RIGHTS groups have blasted plans to disrupt Bahrain's transport network as thousands of people prepare to go to the polls on Saturday.
An anonymous group is spearheading an online campaign that calls on anti-government protesters to block roads and highways with their cars from Wednesday.
The group's stated aim is to block the country's main financial areas and restrict trade activity, but rights campaigners have accused organisers of trying to intimidate voters with by-elections just days away.
Being advertised as a "Bahrain blockade", it is specifically targeting roads in Manama, Exhibition Avenue, the King Faisal Causeway and the Diplomatic Area - some of Bahrain's key trade hubs.
Organisers are calling on people to take part during rush hour traffic from 7am to 10am on Wednesday, but have not announced timings for protests on other days.
They say they want an elected government, more powers for parliament, new electoral constituencies, a more independent judiciary and combating of discrimination.
However, rights activists say the fact that the protests coincide with by-elections suggests they are intended to prevent people from practising their right to vote.
"It is the right for every individual or group to boycott or participate in elections, but stopping others from practising their political rights is unfair," said Bahrain Human Rights Watch Society activities and campaign head Salman Naser.
"We are against such calls that prevent voters from casting their ballots.
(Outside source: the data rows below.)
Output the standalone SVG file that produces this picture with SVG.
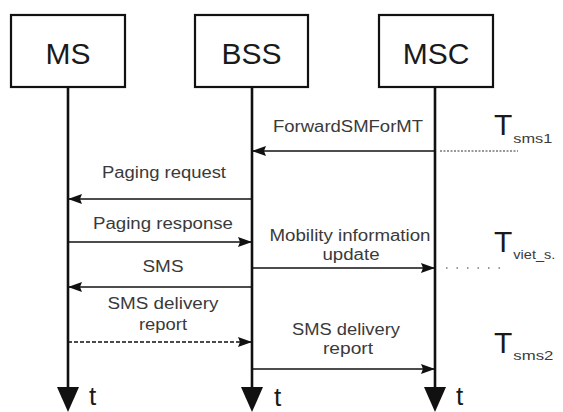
<svg xmlns="http://www.w3.org/2000/svg" width="563" height="412" viewBox="0 0 563 412">
  <style>
    .box { fill: #ffffff; stroke: #111111; stroke-width: 2.2; }
    .name { font-family: "Liberation Sans", Arial, sans-serif; font-size: 30px; fill: #1a1a1a; text-anchor: middle; }
    .life { stroke: #111111; stroke-width: 2.6; fill: none; }
    .msg { stroke: #111111; stroke-width: 1.6; fill: none; }
    .dash { stroke-dasharray: 4 2; }
    .lbl { font-family: "Liberation Sans", Arial, sans-serif; font-size: 16px; fill: #3a3a3a; text-anchor: middle; }
    .tick { font-family: "Liberation Sans", Arial, sans-serif; font-size: 26px; fill: #1a1a1a; }
    .timer { font-family: "Liberation Sans", Arial, sans-serif; font-size: 30px; fill: #1a1a1a; }
    .sub { font-family: "Liberation Sans", Arial, sans-serif; font-size: 13px; fill: #3a3a3a; }
    .guide { stroke: #777777; stroke-width: 1.3; fill: none; }
  </style>
  <defs>
    <marker id="head" viewBox="0 0 14 10" refX="13" refY="5" markerWidth="14" markerHeight="10" markerUnits="userSpaceOnUse" orient="auto">
      <path d="M0,0 L14,5 L0,10 L2,5 z" fill="#111111"/>
    </marker>
  </defs>

  <!-- entities with their lifelines -->
  <g id="ms">
    <rect class="box" x="11" y="15" width="114" height="72"/>
    <text class="name" x="68" y="64">MS</text>
    <line class="life" x1="68" y1="87" x2="68" y2="392"/>
    <polygon points="57,387 79,387 68,412" fill="#111111"/>
    <text class="tick" x="89" y="405">t</text>
  </g>
  <g id="bss">
    <rect class="box" x="195" y="15" width="113" height="72"/>
    <text class="name" x="251.5" y="64">BSS</text>
    <line class="life" x1="252" y1="87" x2="252" y2="392"/>
    <polygon points="241,387 263,387 252,412" fill="#111111"/>
    <text class="tick" x="274" y="406">t</text>
  </g>
  <g id="msc">
    <rect class="box" x="379" y="15" width="114" height="72"/>
    <text class="name" x="436" y="64">MSC</text>
    <line class="life" x1="435" y1="87" x2="435" y2="392"/>
    <polygon points="424,387 446,387 435,412" fill="#111111"/>
    <text class="tick" x="456" y="405">t</text>
  </g>

  <!-- messages -->
  <g id="connectors">
    <line class="msg" x1="435" y1="151" x2="253" y2="151" marker-end="url(#head)"/>
    <line class="msg" x1="252" y1="199" x2="69" y2="199" marker-end="url(#head)"/>
    <line class="msg" x1="68" y1="242" x2="251" y2="242" marker-end="url(#head)"/>
    <line class="msg" x1="252" y1="268" x2="434" y2="268" marker-end="url(#head)"/>
    <line class="msg" x1="252" y1="287" x2="69" y2="287" marker-end="url(#head)"/>
    <line class="msg dash" x1="68" y1="342" x2="251" y2="342" marker-end="url(#head)"/>
    <line class="msg" x1="252" y1="369" x2="434" y2="369" marker-end="url(#head)"/>
    <!-- timer guides -->
    <line class="guide" x1="440" y1="151" x2="518" y2="151" stroke-dasharray="2 1.5"/>
    <line class="guide" x1="446" y1="268" x2="500" y2="268" stroke-dasharray="1.5 9"/>
  </g>

  <!-- message labels -->
  <g id="labels">
    <text class="lbl" x="348" y="132" textLength="150" lengthAdjust="spacingAndGlyphs">ForwardSMForMT</text>
    <text class="lbl" x="164" y="178" textLength="124" lengthAdjust="spacingAndGlyphs">Paging request</text>
    <text class="lbl" x="163" y="229" textLength="140" lengthAdjust="spacingAndGlyphs">Paging response</text>
    <text class="lbl" x="350" y="241" textLength="161" lengthAdjust="spacingAndGlyphs">Mobility information</text>
    <text class="lbl" x="351" y="260" textLength="57" lengthAdjust="spacingAndGlyphs">update</text>
    <text class="lbl" x="163" y="272" textLength="41" lengthAdjust="spacingAndGlyphs">SMS</text>
    <text class="lbl" x="163" y="309" textLength="111" lengthAdjust="spacingAndGlyphs">SMS delivery</text>
    <text class="lbl" x="163" y="330" textLength="48" lengthAdjust="spacingAndGlyphs">report</text>
    <text class="lbl" x="346" y="335" textLength="108" lengthAdjust="spacingAndGlyphs">SMS delivery</text>
    <text class="lbl" x="348" y="354" textLength="50" lengthAdjust="spacingAndGlyphs">report</text>
  </g>

  <!-- timers -->
  <g id="timers">
    <text x="494" y="135"><tspan class="timer">T</tspan><tspan class="sub" dx="1" dy="8" textLength="39" lengthAdjust="spacingAndGlyphs">sms1</tspan></text>
    <text x="494" y="252"><tspan class="timer">T</tspan><tspan class="sub" dx="1" dy="7" textLength="42" lengthAdjust="spacingAndGlyphs">viet_s.</tspan></text>
    <text x="494" y="353"><tspan class="timer">T</tspan><tspan class="sub" dx="1" dy="7" textLength="40" lengthAdjust="spacingAndGlyphs">sms2</tspan></text>
  </g>
</svg>
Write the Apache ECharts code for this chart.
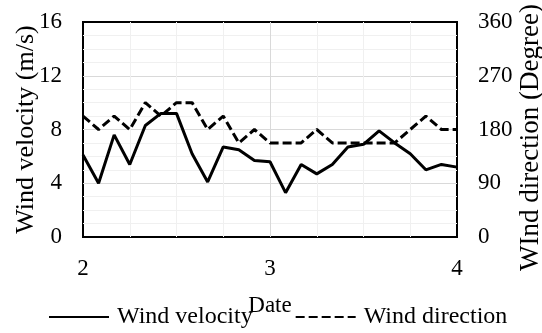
<!DOCTYPE html>
<html>
<head>
<meta charset="utf-8">
<script src="https://cdn.jsdelivr.net/npm/echarts@6/dist/echarts.min.js"></script>
<style>
  html, body { margin: 0; padding: 0; background: #fff; }
  #chart { width: 542px; height: 333px; }
</style>
</head>
<body>
<div id="chart"></div>
<script>
"use strict";

// time of each reading, hours after the start of day 2
var hours = [0, 2, 4, 6, 8, 10, 12, 14, 16, 18, 20, 22, 24,
    26, 28, 30, 32, 34, 36, 38, 40, 42, 44, 46, 48];

var windVelocity = [6.1, 4.0, 7.6, 5.4, 8.3, 9.2, 9.2, 6.2, 4.1, 6.7, 6.5, 5.7, 5.6,
    3.3, 5.4, 4.7, 5.4, 6.7, 6.9, 7.9, 7.0, 6.2, 5.0, 5.4, 5.2];

var windDirection = [202.5, 180, 202.5, 180, 225, 202.5, 225, 225, 180, 202.5, 157.5, 180, 157.5,
    157.5, 157.5, 180, 157.5, 157.5, 157.5, 157.5, 157.5, 180, 202.5, 180, 180];

var dateLabels = ['2', '3', '4'];

var font = "'Liberation Serif', 'Times New Roman', serif";

function pairs(ys) {
    return ys.map(function (y, i) { return [hours[i], y]; });
}

var myChart = echarts.init(document.getElementById('chart'));

var option = {
    animation: false,
    textStyle: { fontFamily: font, color: '#000' },
    grid: {
        left: 83, right: 85, top: 22, bottom: 96,
        outerBoundsMode: 'none',
        show: true,
        borderColor: '#000',
        borderWidth: 2,
        backgroundColor: 'transparent'
    },
    legend: {
        left: 48,
        top: 305,
        padding: 0,
        itemWidth: 60,
        itemHeight: 14,
        itemGap: 42,
        itemStyle: { opacity: 0 },
        textStyle: { fontFamily: font, fontSize: 24, color: '#000', padding: [0, 0, 0, 3] },
        data: ['Wind velocity', 'Wind direction']
    },
    xAxis: {
        type: 'value',
        min: 0, max: 48, interval: 24,
        name: 'Date',
        nameLocation: 'middle',
        nameGap: 57,
        nameMoveOverlap: false,
        nameTextStyle: { fontFamily: font, fontSize: 23, color: '#000' },
        axisLine: { show: false },
        axisTick: { show: false },
        axisLabel: {
            margin: 20,
            fontFamily: font, fontSize: 23, color: '#000',
            formatter: function (v) { return dateLabels[Math.round(v / 24)]; }
        },
        splitLine: { show: true, showMinLine: false, showMaxLine: false, lineStyle: { color: '#d9d9d9', width: 1 } },
        minorTick: { show: false, splitNumber: 4 },
        minorSplitLine: { show: true, lineStyle: { color: '#f0f0f0', width: 1 } }
    },
    yAxis: [{
        type: 'value',
        min: 0, max: 16, interval: 4,
        name: 'Wind velocity (m/s)',
        nameLocation: 'middle',
        nameGap: 44,
        nameMoveOverlap: false,
        nameTextStyle: { fontFamily: font, fontSize: 26, color: '#000' },
        axisLine: { show: false },
        axisTick: { show: false },
        axisLabel: { margin: 21, fontFamily: font, fontSize: 23, color: '#000' },
        splitLine: { show: true, showMinLine: false, showMaxLine: false, lineStyle: { color: '#d9d9d9', width: 1 } },
        minorTick: { show: false, splitNumber: 4 },
        minorSplitLine: { show: true, lineStyle: { color: '#f0f0f0', width: 1 } }
    }, {
        type: 'value',
        min: 0, max: 360, interval: 90,
        name: 'WInd direction (Degree)',
        nameLocation: 'middle',
        nameGap: 60,
        nameMoveOverlap: false,
        nameTextStyle: { fontFamily: font, fontSize: 27, color: '#000', padding: [0, 16, 0, 0] },
        axisLine: { show: false },
        axisTick: { show: false },
        axisLabel: { margin: 21, fontFamily: font, fontSize: 23, color: '#000' },
        splitLine: { show: false }
    }],
    series: [{
        name: 'Wind velocity',
        type: 'line',
        yAxisIndex: 0,
        symbol: 'none',
        color: '#000',
        lineStyle: { color: '#000', width: 3 },
        data: pairs(windVelocity)
    }, {
        name: 'Wind direction',
        type: 'line',
        yAxisIndex: 1,
        symbol: 'none',
        color: '#000',
        lineStyle: { color: '#000', width: 3, type: [9, 4] },
        data: pairs(windDirection)
    }]
};

myChart.setOption(option);
</script>
</body>
</html>
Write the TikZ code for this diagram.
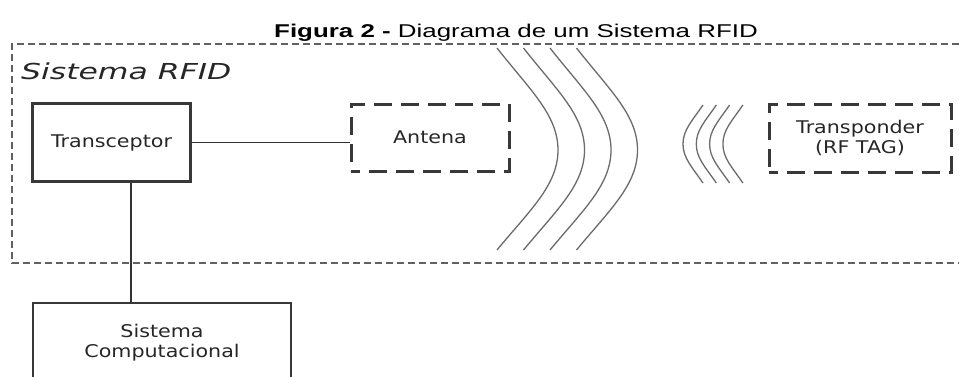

This is the time for opposition societies and leaders to step in and defuse the escalating situation."
Mr Naser last week conducted a meeting at Budaiya Charity Fund where he urged people to ignore calls to boycott the by-election, in which candidates will contest for 14 seats in parliament.
Those seats were among 18 vacated by members of the opposition group Al Wefaq National Islamic Society, who resigned in February in solidarity with anti-government protests.
Four of those seats have already been filled by candidates whose competitors have pulled out of the election race.
Al Wefaq is boycotting the by-election, while candidates who are taking part have complained of being threatened and targeted.
Bahrain Human Rights Society secretary-general Dr Abdulla Al Deerazi told the GDN that any form of intimidation of voters or candidates was unacceptable.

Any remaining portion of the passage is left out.